WHY THE SPEECH BUSH GAVE IS BETTER THAN THE ONE THEY WANTED TO HEAR
The verdict is in, and the liberal establishment has given Bush a clear thumbs down on the speech. Here's a sampling:
The New York Times called the speech "a plan without a map," and that the absence of immediate Israeli concessions would result in Palestinian "hopelessness"
The Washington Post in almost identical language called the plan an "uncertain road map" whose main deficiency was that
"Palestinian officials who said they needed some incentive to pursue such reform and to control terrorism didn't get the encouragement they were looking for."
In other words, Bush erred by deviating from the sacred principle of Evenhandedness. It is an article of faith for the liberal establishment that both sides were equally to blame in the collapse of the Oslo Process, and both sides need to be pressured to end the current round of violence. While this squares nicely with journalistic convention, it has the problem of being entirely removed from reality.

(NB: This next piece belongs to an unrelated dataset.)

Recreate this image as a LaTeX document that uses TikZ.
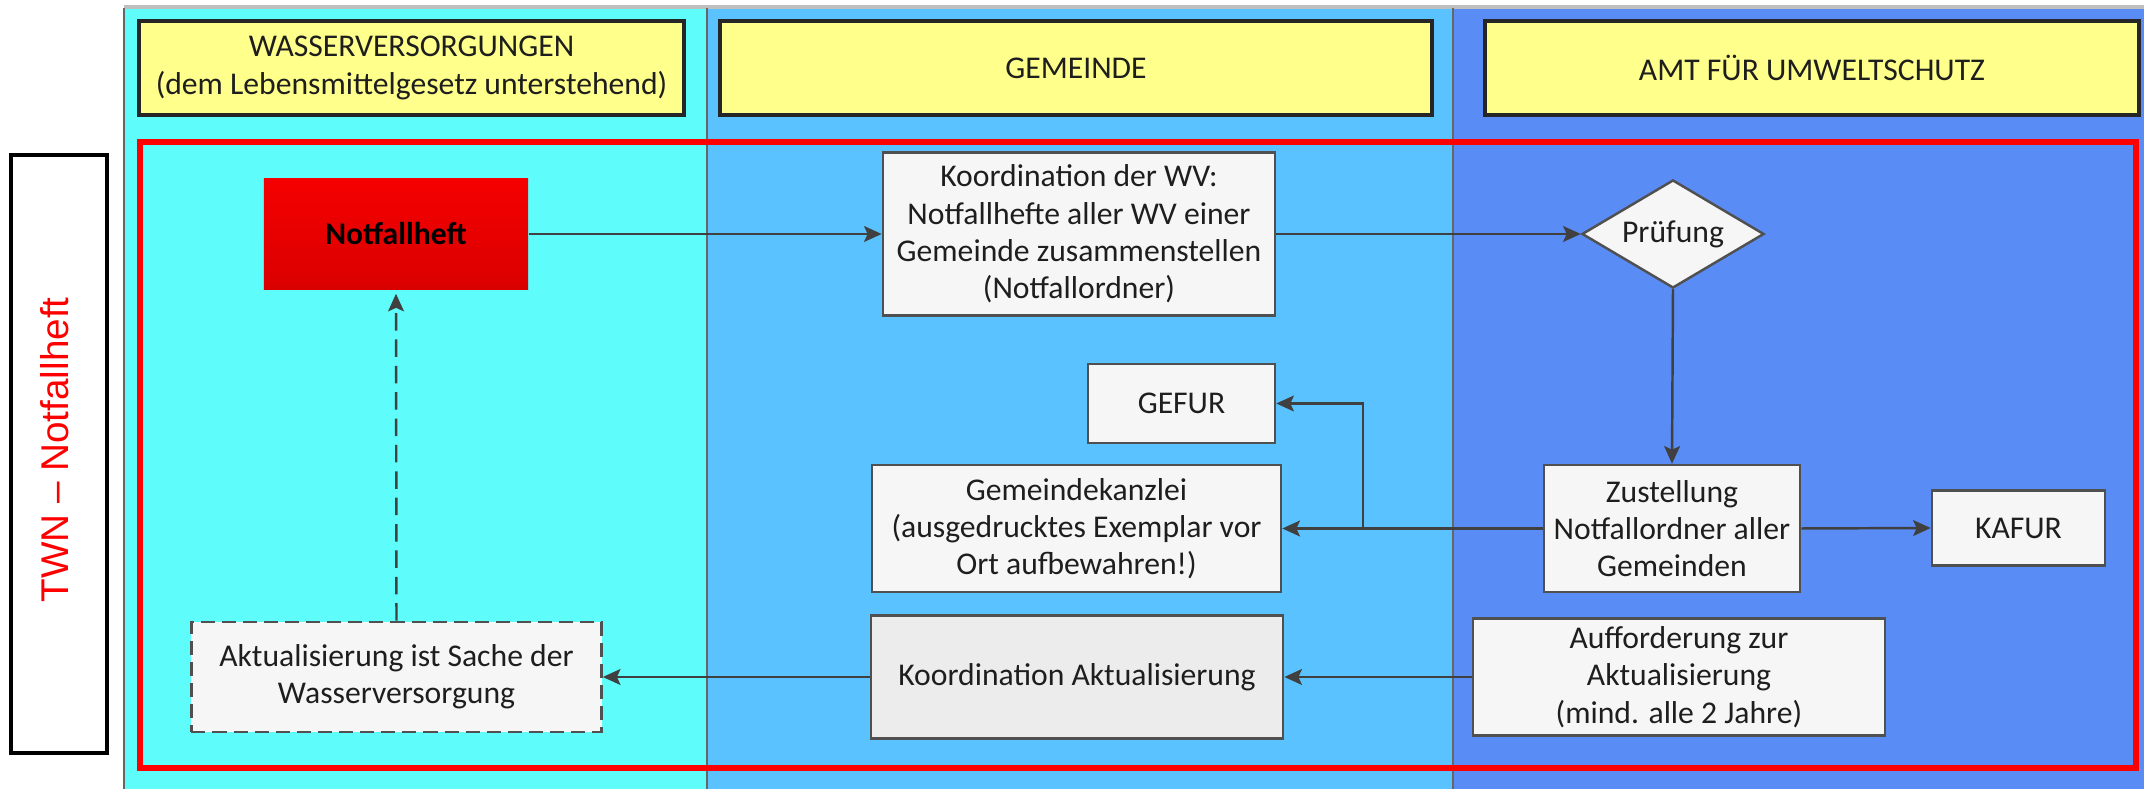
\documentclass[tikz,border=0pt]{standalone}
\usepackage{fontspec}
\setmainfont{Carlito}
\newfontfamily\lblfont{Liberation Sans}
\usetikzlibrary{shapes.geometric,arrows.meta,calc}
\definecolor{laneA}{RGB}{95,252,252}
\definecolor{laneB}{RGB}{90,195,255}
\definecolor{laneC}{RGB}{90,140,245}
\definecolor{hdrfill}{RGB}{255,255,140}
\definecolor{boxfill}{RGB}{246,246,246}
\definecolor{boxfillB}{RGB}{236,236,236}
\definecolor{boxline}{RGB}{80,80,80}
\definecolor{arrcol}{RGB}{64,64,64}
\definecolor{txt}{RGB}{30,30,30}
\definecolor{notftop}{RGB}{245,0,0}
\definecolor{notfbot}{RGB}{218,0,0}
\begin{document}
\begin{tikzpicture}[x=0.01cm,y=-0.01cm,
  every node/.style={font=\fontsize{9}{10.6}\selectfont, text=txt, align=center, inner sep=0pt},
  hdr/.style={draw=black!85, line width=1pt, fill=hdrfill, minimum height=0.94cm},
  box/.style={draw=boxline, line width=0.7pt, fill=boxfill},
  arr/.style={draw=arrcol, line width=0.7pt, -{Stealth[length=5pt,width=4.5pt,inset=1pt]}},
  lane/.style={draw=black!60, line width=0.4pt}]
\useasboundingbox (0,0) rectangle (2144,789);
\fill[white] (0,0) rectangle (2144,789);
% lanes
\fill[laneA] (124,8) rectangle (707,789);
\fill[laneB] (707,8) rectangle (1453,789);
\fill[laneC] (1453,8) rectangle (2144,789);
\draw[black!25, line width=1pt] (124,7) -- (2144,7);
\draw[lane] (124,8) -- (124,789);
\draw[lane] (707,8) -- (707,789);
\draw[lane] (1453,8) -- (1453,789);
% headers
\node[hdr, minimum width=5.45cm] (h1) at (411.5,68) {WASSERVERSORGUNGEN\\(dem Lebensmittelgesetz unterstehend)};
\node[hdr, minimum width=7.12cm] (h2) at (1076,68) {GEMEINDE};
\node[hdr, minimum width=6.54cm] (h3) at (1812,68) {AMT FÜR UMWELTSCHUTZ};
% red frame
\draw[red, line width=0.055cm] (140,142) rectangle (2136,768);
% side label
\node[draw=black, line width=1.2pt, fill=white, minimum width=0.96cm, minimum height=5.98cm] (side) at (59,454) {};
\node[rotate=90, font=\lblfont\fontsize{11}{13}\selectfont, text=red] (sidetxt) at (55,450) {TWN – Notfallheft};
% boxes
\node[draw=none, top color=notftop, bottom color=notfbot, minimum width=2.64cm, minimum height=1.11cm, font=\fontsize{9}{10.6}\selectfont\bfseries, text=black] (notf) at (396,234) {Notfallheft};
\node[box, minimum width=3.92cm, minimum height=1.63cm] (koord) at (1079,234) {Koordination der WV:\\Notfallhefte aller WV einer\\Gemeinde zusammenstellen\\(Notfallordner)};
\node[box, diamond, aspect=1.685, minimum width=1.82cm, minimum height=1.08cm] (pruef) at (1673,234) {Prüfung};
\node[box, minimum width=1.87cm, minimum height=0.79cm] (gefur) at (1181.5,403.5) {GEFUR};
\node[box, minimum width=4.09cm, minimum height=1.27cm] (kanz) at (1076.5,528.5) {Gemeindekanzlei\\(ausgedrucktes Exemplar vor\\Ort aufbewahren!)};
\node[box, minimum width=2.56cm, minimum height=1.27cm] (zust) at (1672,528.5) {Zustellung\\Notfallordner aller\\Gemeinden};
\node[box, minimum width=1.73cm, minimum height=0.75cm] (kafur) at (2018.5,528) {KAFUR};
\node[box, dash pattern=on 4pt off 2pt, minimum width=4.10cm, minimum height=1.10cm] (akt) at (396.5,677) {Aktualisierung ist Sache der\\Wasserversorgung};
\node[box, fill=boxfillB, minimum width=4.12cm, minimum height=1.23cm] (koakt) at (1077,677) {Koordination Aktualisierung};
\node[box, minimum width=4.12cm, minimum height=1.17cm] (auff) at (1679,677) {Aufforderung zur\\Aktualisierung\\(mind. alle 2 Jahre)};
% connectors
\draw[arr] (notf.east) -- (koord.west);
\draw[arr] (koord.east) -- (pruef.west);
\draw[arr] (pruef.south) -- (zust.north);
\draw[arr] (zust.west) -- (kanz.east);
\coordinate (br) at (1363,528.5);
\draw[arr] (br) |- (gefur.east);
\draw[arr] (zust.east) -- (kafur.west);
\draw[arr] (auff.west) -- (koakt.east);
\draw[arr] (koakt.west) -- (akt.east);
\draw[arr, dash pattern=on 5pt off 2.5pt, shorten >=1pt] (akt.north) -- (notf.south);
\end{tikzpicture}
\end{document}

Josh Marshall in Talking Points Memois upset that Bush didn't 1) commit to a Palestinian state, now, and 2) linked statehood with a responsible Palestinian leadership. He calls this "almost the definition of colonialism, the antithesis of what it means to have your own state"
Marshall is upset that Bush didn't hand the Palestinians a state on a silver platter as a reward for their strategic decision to respond to Camp David with a terror offensive. Somehow, he fails to craft an argument on how this would not be seen as a vindication for that decision. Even worse, he collapses into the standard left-wing bugaboo about colonialism - that we shouldn't impose our values of democracy, tolerance and human rights onto non-Western nations. It is time for this tired canard to be discarded. A Palestinian state with liberal democratic values is both a) capable of living in peace with Israel and b) worth creating. Why on earth should anyone except Israel-haters wish to create one more bellicose police state in the West Bank?
Tapped's take is that the speech was "half-assed -- something that Karl Rove came up with to try to thread the needle between various neoconservative, evangelical, and pro-Israel lobbies." Tapped then sent its readers over to Marshall's flawed analysis.
Translation: Tapped hasn't a clue about the Middle East, but it knows that Bush panders a lot on domestic policy, and Karl Rove is the master panderer. Tapped should stick to domestic policy. First off, there is no needle to thread between neocon, evangelical and pro-Israel lobbies - these are overlapping groups. Neocons are pro-Israel because it of the common values between the two countries, and evangelicals are pro-Israel, well because they take the Bible seriously (ranging from the admirable philosemtism of those that identify Jesus with his people to the frightening millenialism of those waiting for Jesus to lead the newly Christianized Israel into the final battle). Second, there were plenty of other pressures on the Bush Admnistration - domestic (big oil) and foreign (Europe, Saudis) that wanted Bush to deliver a speech that would have made liberals happy and Palestinian terrorists jubilant.
The speech the liberals wanted - coupling Arafat with Sharon, aborting the Israeli offensive against Hamas, would have led to glowing editorial reviews, and a renewed wave of terror against Israel. Instead, Bush delivered a speech that spoke the truth, and leaves the next step to the Palestinians - to choose terror or a state.